How one simple choice can change your life forever
For years I imagined what my life would have been like had I made one courageous choice.
And now, just two years after making such a choice, I’m married, I live in Europe, and I recently welcomed a little girl into the world. There isn’t a day that goes by when I don’t think about how quickly my life changed or marvel at how I got to be here, in this place, simply by making one choice.
Six years ago I was living in Cincinnati and working at Coffee Emporium in Over-the-Rhine when I met the man who would change my life and open up the world to me.
Stijn, originally from Belgium, was living in Geneva and working for Procter & Gamble when he came to live in Cincinnati for a three month project. The coffee shop became his group’s cafeteria, and after a few months of lunch orders accompanied by the exchange of smiles and sideways glances he asked for my phone number. I was reluctant but I thought, How many cute, foreign, Converse-wearing men are there? So I wrote my name on the inside of a sandwich box and off he went, literally, back to wherever in Europe he came from.
Months later I set off on my first solo trip to Paris. I spent two weeks immersing myself in Parisian life, learning important words and phrases such as, “I would like a croissant,” and, “May I please try this on?” I memorized words that I never imagined would come in handy these many years later. It was here, sitting in cafés drinking rosé in the afternoon, eating the best food that I had ever tasted, and walking the streets of such a romantic city that I came alive. Then came a phone call.
Behind a strange accent was the man that had caught my eye and smile months earlier. He had heard I was in Paris and asked if I would like to accompany him to Musée d’Orsay. And so we agreed to meet.
An afternoon spent with a stranger from Belgium in the city of light and love and my life would never be the same. Never before had I experienced a more real and easy connection with another person nor had I ever felt more understood. Our time together came to an end and we both left changed.
Following the magic of that weekend, we wrote to one another compulsively but soon the distance became too great and the writing grew sporadic. The ocean between us made a relationship impossible, or so we thought...
Over the years my mind often flickered to him, recalling our time together, our connection, our words. I would question what my life might have looked like had we tried to pursue a relationship. I resolved myself to the idea that this was just a great tragic love story and that it was better this way as we never had the chance to ruin that beautiful weekend in Paris. But try as I might I could not shake him.

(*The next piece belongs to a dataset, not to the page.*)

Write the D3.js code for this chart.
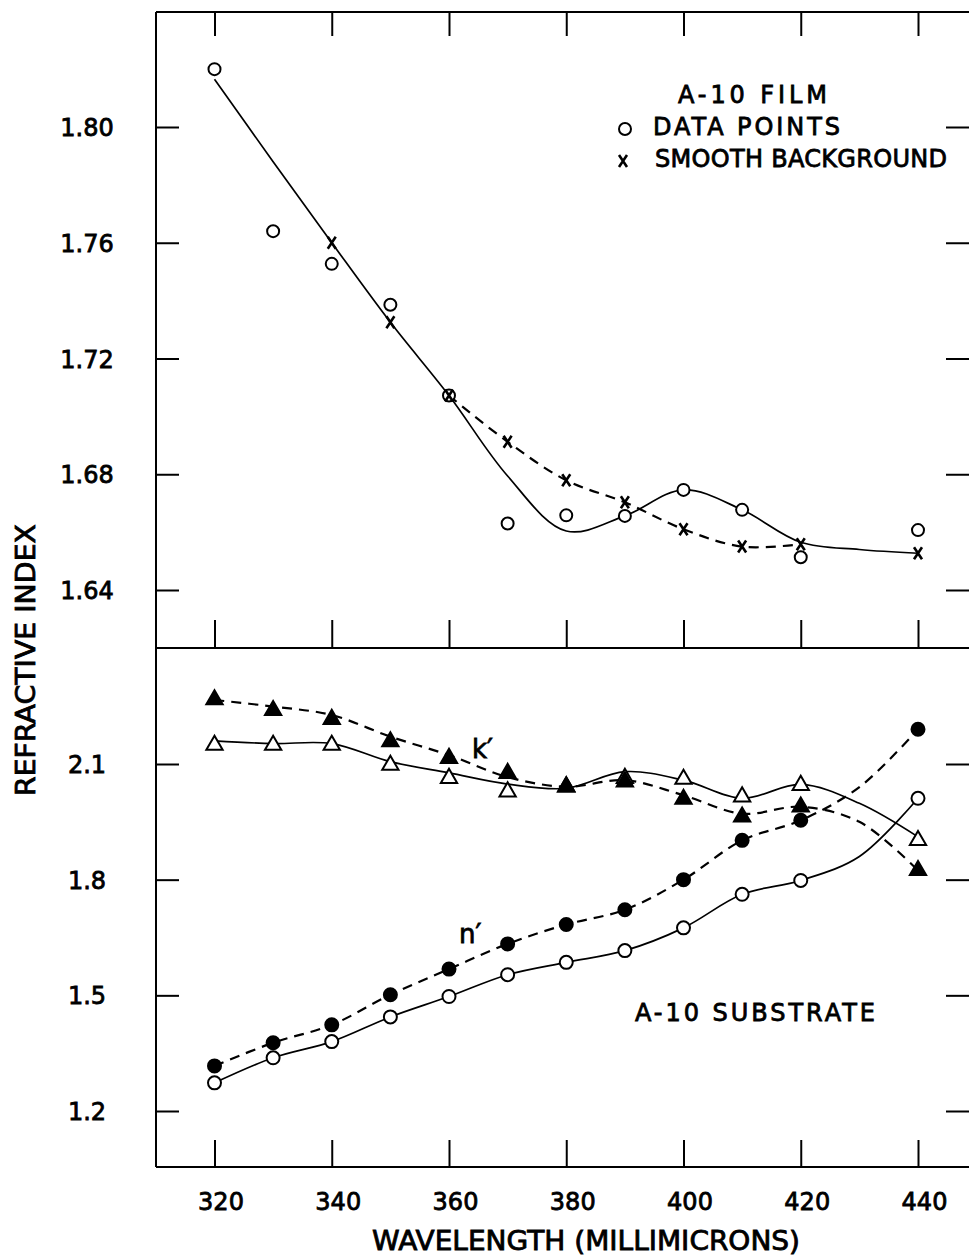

I remember my mother’s words. She said, “You have to do this, Megan. To settle it within yourself. Otherwise, you will always wonder.” Hey, a mother knows best and so, four years after that unforgettable trip, I found myself boarding another plane with nothing to lose. I set out on my second journey to Europe, but this time to him.
It was better than either one of us expected or imagined. We seamlessly fell into step alongside one another and knew instantly that we had no choice but to find a way to make a transcontinental relationship work. We flew back and forth monthly, Skyped weekly, spoke daily, and sent countless emails and text messages. He met my family. I traveled to Belgium and met his.
While in Belgium, Stijn took me to his favorite place, a bench under a tree next to the river. This was the place he had come to ponder many big decisions in his life. This was where he made the choice to take a job at P&G, the decision that ultimately brought us together.
He tore a leaf from the tree, fashioned it into a ring, and asked me to marry him. My answer was yes and once I recovered from the shock of such incredible romance I knew that it was time for me to make another bold and courageous choice. It was time to erase the distance between us.
In September of 2010 I packed all of my belongings into boxes and, with two suitcases and a large crate holding my enthusiastic dog, I left everything familiar and made the move to Europe.
Today I am preparing for another move across that ocean, back to the U.S. and to Cincinnati to begin a new adventure, and returning with so much more than I arrived with. Now, as I sit here rocking our daughter to sleep in an apartment that we will soon be leaving, where her and our story began, I think about what I want for her and what I hope she can learn from her parents’ story.
I want to foster an environment where she is safe to dream as big as she desires and I want her to grow up always with the hope that those dreams can happen. I wish for her to always be brave. If two people from opposite sides of the world can find one another and create the life that they were always seeking then anything is possible.